The test results for a man in North Korea suspected of being the country’s first official coronavirus case were “inconclusive,” a World Health Organization (W.H.O.) official told Reuters on Wednesday.
North Korea continues to deny that it has any confirmed Chinese coronavirus cases. Had it been confirmed, this suspected case would have been the country’s first officially acknowledged infection. As Breitbart News reported last month, South Korean media, citing North Korean sources, estimate that about 500 people have died from coronavirus in North Korea. The true number of infections remains unknown.
“The person was tested for COVID-19 [Chinese coronavirus], but test results were inconclusive,” Dr. Edwin Salvador, W.H.O. representative for North Korea, said in an email to the news agency.
“As many as 64 first contacts and 3,571 secondary contacts of the suspected case have been identified and quarantined in government facilities for a period of 40 days,” Salvador added. Such an extreme reaction casts doubt on North Korean officials’ claims that the man’s test was “inconclusive.”
On July 26, North Korean state media reported that dictator Kim Jong-un had declared a national “top-class” emergency alert and locked down the city of Kaesong, which borders South Korea. In announcing the emergency, Kim said that “the vicious virus” may have entered the country.
This followed shortly after state media reported that a North Korean defector who had recently snuck back into the country from the South was presenting coronavirus symptoms. State media reports at the time purposefully omitted if the suspected case had been tested for coronavirus, saying only that an “uncertain result was made from several medical check-ups,” Reuters reported.

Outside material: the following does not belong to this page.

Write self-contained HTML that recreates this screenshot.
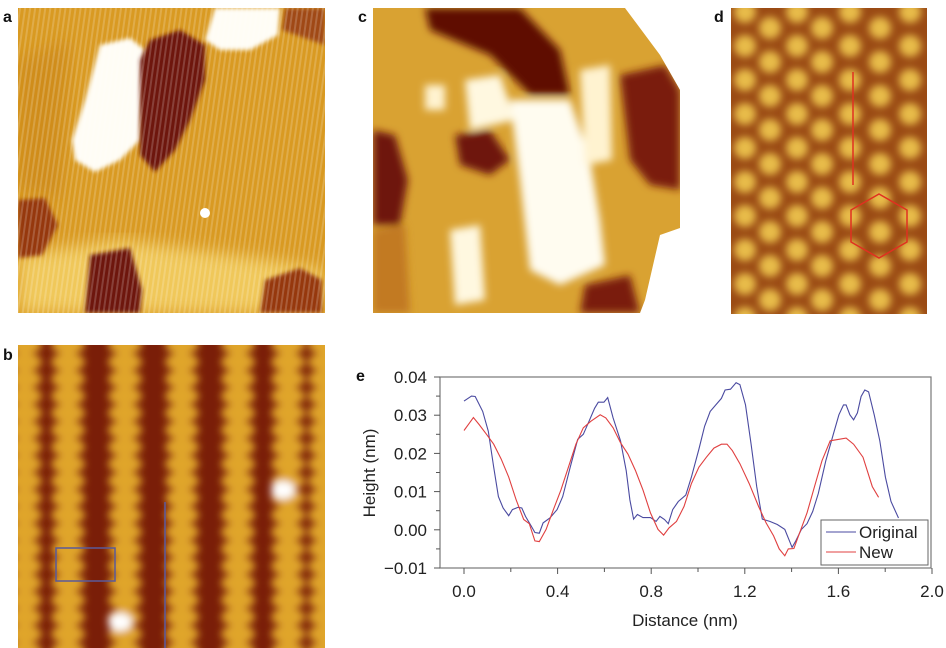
<!DOCTYPE html>
<html><head><meta charset="utf-8"><style>
html,body{margin:0;padding:0;background:#fff;}
svg{display:block;font-family:"Liberation Sans",sans-serif;}
</style></head><body>
<svg id="fig" width="946" height="648" viewBox="0 0 946 648">
<defs>
<filter id="bl2"><feGaussianBlur stdDeviation="2"/></filter>
<filter id="bl4"><feGaussianBlur stdDeviation="4"/></filter>
<filter id="bl8"><feGaussianBlur stdDeviation="8"/></filter>
<pattern id="stripesA" width="5" height="5" patternUnits="userSpaceOnUse" patternTransform="rotate(8)">
<rect width="2" height="5" fill="#fff" opacity="0.18"/></pattern>
<clipPath id="clipA"><rect x="18" y="8" width="307" height="305"/></clipPath>
<clipPath id="clipB"><rect x="18" y="345" width="307" height="303"/></clipPath>
<clipPath id="clipC"><polygon points="373,8 625,8 660,55 680,90 680,228 660,235 645,300 640,313 373,313"/></clipPath>
<clipPath id="clipD"><rect x="731" y="8" width="196" height="306"/></clipPath>
</defs>

<!-- Panel a -->
<g clip-path="url(#clipA)">
<rect x="18" y="8" width="307" height="305" fill="#d99a22"/>
<polygon points="18,255 120,240 270,260 325,270 325,313 18,313" fill="#f0c85a" filter="url(#bl8)"/>
<polygon points="18,60 70,40 60,200 18,190" fill="#c98418" filter="url(#bl8)" opacity="0.6"/>
<polygon points="100,45 130,38 145,50 140,140 120,160 95,172 75,160 72,140 85,100" fill="#fffdf5" filter="url(#bl2)"/>
<polygon points="150,40 180,30 205,45 205,80 190,120 175,150 155,172 140,155 140,60" fill="#6e1408" filter="url(#bl2)"/>
<polygon points="215,8 280,8 278,35 250,50 220,50 205,40" fill="#fffdf5" filter="url(#bl2)"/>
<polygon points="285,8 325,8 325,45 282,30" fill="#a04a14" filter="url(#bl2)"/>
<polygon points="18,200 45,198 58,225 42,255 18,258" fill="#96380f" filter="url(#bl2)"/>
<polygon points="90,255 130,248 142,290 140,313 85,313" fill="#6e1408" filter="url(#bl2)"/>
<polygon points="265,280 300,268 322,280 322,313 260,313" fill="#96380f" filter="url(#bl2)"/>
<circle cx="205" cy="213" r="5" fill="#fff"/>
<rect x="18" y="8" width="307" height="305" fill="url(#stripesA)"/>
</g>

<!-- Panel b -->
<g clip-path="url(#clipB)">
<rect x="18" y="345" width="307" height="303" fill="#7a1e08"/>
<g id="bcols" filter="url(#bl4)"></g>
<rect x="56" y="548" width="59" height="33" fill="none" stroke="#5a5a9a" stroke-width="1.5"/>
<line x1="165" y1="502" x2="165" y2="648" stroke="#5a5aa0" stroke-width="1.5"/>
</g>

<!-- Panel c -->
<g clip-path="url(#clipC)">
<rect x="373" y="8" width="310" height="306" fill="#d9a232"/>
<g filter="url(#bl4)">
<polygon points="425,8 520,8 560,50 570,95 530,95 490,55 430,30" fill="#5e0e04"/>
<polygon points="620,75 665,65 680,90 680,190 650,185 630,160" fill="#7a1e08"/>
<polygon points="373,130 395,135 408,180 400,225 373,225" fill="#6e1408"/>
<polygon points="455,135 490,130 510,160 490,175 460,165" fill="#6e1408"/>
<polygon points="585,285 630,275 640,313 580,313" fill="#7a1e08"/>
<polygon points="373,230 405,225 410,313 373,313" fill="#b86a1c" opacity="0.7"/>
<polygon points="510,100 570,100 590,160 600,220 605,265 560,285 530,270 520,180" fill="#fffcf0"/>
<polygon points="465,80 500,75 515,120 470,130" fill="#fff8e0"/>
<polygon points="450,230 480,225 485,300 455,305" fill="#fff8e0"/>
<polygon points="580,70 610,65 612,160 585,165" fill="#fff3d0"/>
<polygon points="425,85 445,85 445,110 425,110" fill="#fff3d0"/>
</g>
</g>

<!-- Panel d -->
<g clip-path="url(#clipD)">
<rect x="731" y="8" width="196" height="306" fill="#9a4a14"/>
<g id="ddots" filter="url(#bl4)"></g>
<line x1="853" y1="72" x2="853" y2="185" stroke="#e03020" stroke-width="1.5"/>
<polygon points="879,194 907,210 907,242 879,258 851,242 851,210" fill="none" stroke="#e03020" stroke-width="1.5"/>
</g>

<g font-weight="bold" font-size="16" fill="#111">
<text x="3" y="22">a</text>
<text x="3" y="360">b</text>
<text x="358" y="22">c</text>
<text x="714" y="22">d</text>
<text x="356" y="381">e</text>
</g>

<!-- Chart e -->
<g id="chart"></g>
</svg>
<script>
const xTicks=[0.0,0.4,0.8,1.2,1.6,2.0];
const xTickLabels=["0.0","0.4","0.8","1.2","1.6","2.0"];
const yTicks=[0.04,0.03,0.02,0.01,0.00,-0.01];
const yTickLabels=["0.04","0.03","0.02","0.01","0.00","\u22120.01"];
const origDist=[0,.032,.048,.080,.104,.127,.147,.167,.191,.207,.231,.247,.263,.287,.303,.322,.338,.367,.398,.422,.454,.486,.510,.534,.558,.574,.598,.614,.637,.669,.693,.709,.725,.741,.765,.797,.821,.837,.857,.873,.892,.916,.948,.972,1.004,1.028,1.052,1.076,1.100,1.116,1.139,1.163,1.179,1.203,1.227,1.251,1.275,1.307,1.339,1.371,1.402,1.418,1.442,1.466,1.490,1.514,1.546,1.578,1.602,1.622,1.633,1.649,1.665,1.681,1.697,1.713,1.729,1.753,1.777,1.801,1.825,1.857];
const origHeight=[.0337,.0350,.0349,.0310,.0258,.0164,.0087,.0057,.0037,.0053,.0059,.0057,.0035,.0010,-.0007,-.0009,.0018,.0031,.0053,.0087,.0164,.0237,.0250,.0284,.0318,.0334,.0334,.0346,.0293,.0233,.0155,.0078,.0028,.0040,.0032,.0032,.0022,.0035,.0027,.0016,.0053,.0074,.0091,.0138,.0211,.0271,.0310,.0327,.0344,.0366,.0368,.0385,.0380,.0327,.0224,.0113,.0028,.0022,.0014,.0001,-.0046,-.0029,.0001,.0016,.0048,.0095,.0181,.0250,.0301,.0327,.0327,.0301,.0288,.0306,.0349,.0366,.0361,.0301,.0233,.0138,.0074,.0031];
const newDist=[0,.024,.040,.064,.096,.127,.159,.191,.223,.255,.279,.303,.322,.351,.382,.414,.446,.478,.510,.542,.582,.606,.637,.669,.701,.733,.765,.797,.829,.853,.876,.908,.940,.972,1.004,1.036,1.068,1.100,1.124,1.147,1.179,1.219,1.259,1.291,1.323,1.347,1.371,1.386,1.410,1.434,1.466,1.498,1.530,1.565,1.602,1.633,1.665,1.705,1.745,1.772];
const newHeight=[.0260,.0280,.0294,.0276,.0250,.0224,.0185,.0138,.0078,.0027,.0016,-.0029,-.0031,.0001,.0053,.0104,.0164,.0224,.0267,.0284,.0301,.0293,.0267,.0228,.0198,.0155,.0104,.0044,.0001,-.0014,.0005,.0022,.0061,.0121,.0164,.0190,.0214,.0224,.0224,.0207,.0173,.0121,.0061,.0018,-.0016,-.0050,-.0068,-.0050,-.0049,-.0008,.0044,.0113,.0181,.0233,.0237,.0240,.0224,.0190,.0113,.0085];
const legendLabels=["Original","New"];

const NS="http://www.w3.org/2000/svg";
function mk(tag,attrs,parent){const e=document.createElementNS(NS,tag);for(const k in attrs)e.setAttribute(k,attrs[k]);parent.appendChild(e);return e;}
const X=v=>464+v*(468/2.0);
const Y=v=>377+(0.04-v)*(191/0.05);
const chart=document.getElementById('chart');
const L=440,R=931,T=377,B=568;
let fr=mk('rect',{x:L,y:T,width:R-L,height:B-T,fill:'none',stroke:'#777','stroke-width':1.2},chart);


xTicks.forEach((t,i)=>{
  let ln=mk('line',{x1:X(t),y1:B,x2:X(t),y2:B+6,stroke:'#555'},chart);
  
  
  if(i<xTicks.length-1){let m=mk('line',{x1:X(t+0.2),y1:B,x2:X(t+0.2),y2:B+4,stroke:'#555'},chart);
  
  }
  let tx=mk('text',{x:X(t),y:B+29,'text-anchor':'middle','font-size':17,fill:'#222'},chart);
  tx.textContent=xTickLabels[i];
  
  
});
yTicks.forEach((t,i)=>{
  let ln=mk('line',{x1:L-6,y1:Y(t),x2:L,y2:Y(t),stroke:'#555'},chart);
  
  
  if(i<yTicks.length-1){let m=mk('line',{x1:L-4,y1:Y(t-0.005),x2:L,y2:Y(t-0.005),stroke:'#555'},chart);
  
  }
  let tx=mk('text',{x:L-13,y:Y(t)+6,'text-anchor':'end','font-size':17,fill:'#222'},chart);
  tx.textContent=yTickLabels[i];
  
  
});
let xt=mk('text',{x:685,y:626,'text-anchor':'middle','font-size':17,fill:'#222'},chart);
xt.textContent='Distance (nm)';


let yt=mk('text',{x:0,y:0,'text-anchor':'middle','font-size':17,fill:'#222',transform:'translate(375,473) rotate(-90)'},chart);
yt.textContent='Height (nm)';


function line(xs,ys,col,name){
  const d=xs.map((x,i)=>(i?'L':'M')+X(x).toFixed(1)+','+Y(ys[i]).toFixed(1)).join('');
  let p=mk('path',{d:d,fill:'none',stroke:col,'stroke-width':1.1},chart);
  
  
}
line(origDist,origHeight,'#4a4aa0','series-original');
line(newDist,newHeight,'#e04040','series-new');
let lg=mk('rect',{x:821,y:520,width:107,height:45,fill:'#fff',stroke:'#666'},chart);


[['#4a4aa0',0],['#e04040',1]].forEach(([c,i])=>{
  let l=mk('line',{x1:826,y1:532+i*20,x2:856,y2:532+i*20,stroke:c},chart);
  
  
  let t=mk('text',{x:859,y:538+i*20,'font-size':17,fill:'#222'},chart);
  t.textContent=legendLabels[i];
  
  
});

// decorative textures for STM images
const bc=document.getElementById('bcols');
[20,63,120,177,233,283,320].forEach(cx=>{
  for(let y=345;y<660;y+=17){
    const off=((y/17)%2?5:-5);
    let e=mk('ellipse',{cx:cx+off,cy:y,rx:17,ry:9,fill:'#e0a52c'},bc);
    
    
  }
});
[[120,622],[283,490]].forEach(([x,y])=>{let e=mk('ellipse',{cx:x,cy:y,rx:12,ry:9,fill:'#fff'},bc);

});
const dd=document.getElementById('ddots');
[745,770,797,822,850,880,910].forEach((cx,j)=>{
  for(let y=(j%2?28:12);y<330;y+=34){
    let e=mk('ellipse',{cx:cx,cy:y,rx:11,ry:11,fill:'#e8bc48'},dd);
    
    
  }
});
</script>
</body></html>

“Kaesong remains under lockdown, and household doctors continue to conduct surveillance in the city,” the W.H.O.’s Salvador said on Wednesday.
On June 16, South Korea confirmed that North Korea blew up an inter-Korean liaison office in Kaesong amid heightened diplomatic tensions between the two technically warring nations. North Korean state media claimed Kim Jong-un was infuriated over what he perceived as South Korea’s failure to stop leafleting campaigns against the North. The established practice sees North Korean defectors and human rights activists in South Korea send anti-Pyongyang leaflets over the border to North Korea via balloons.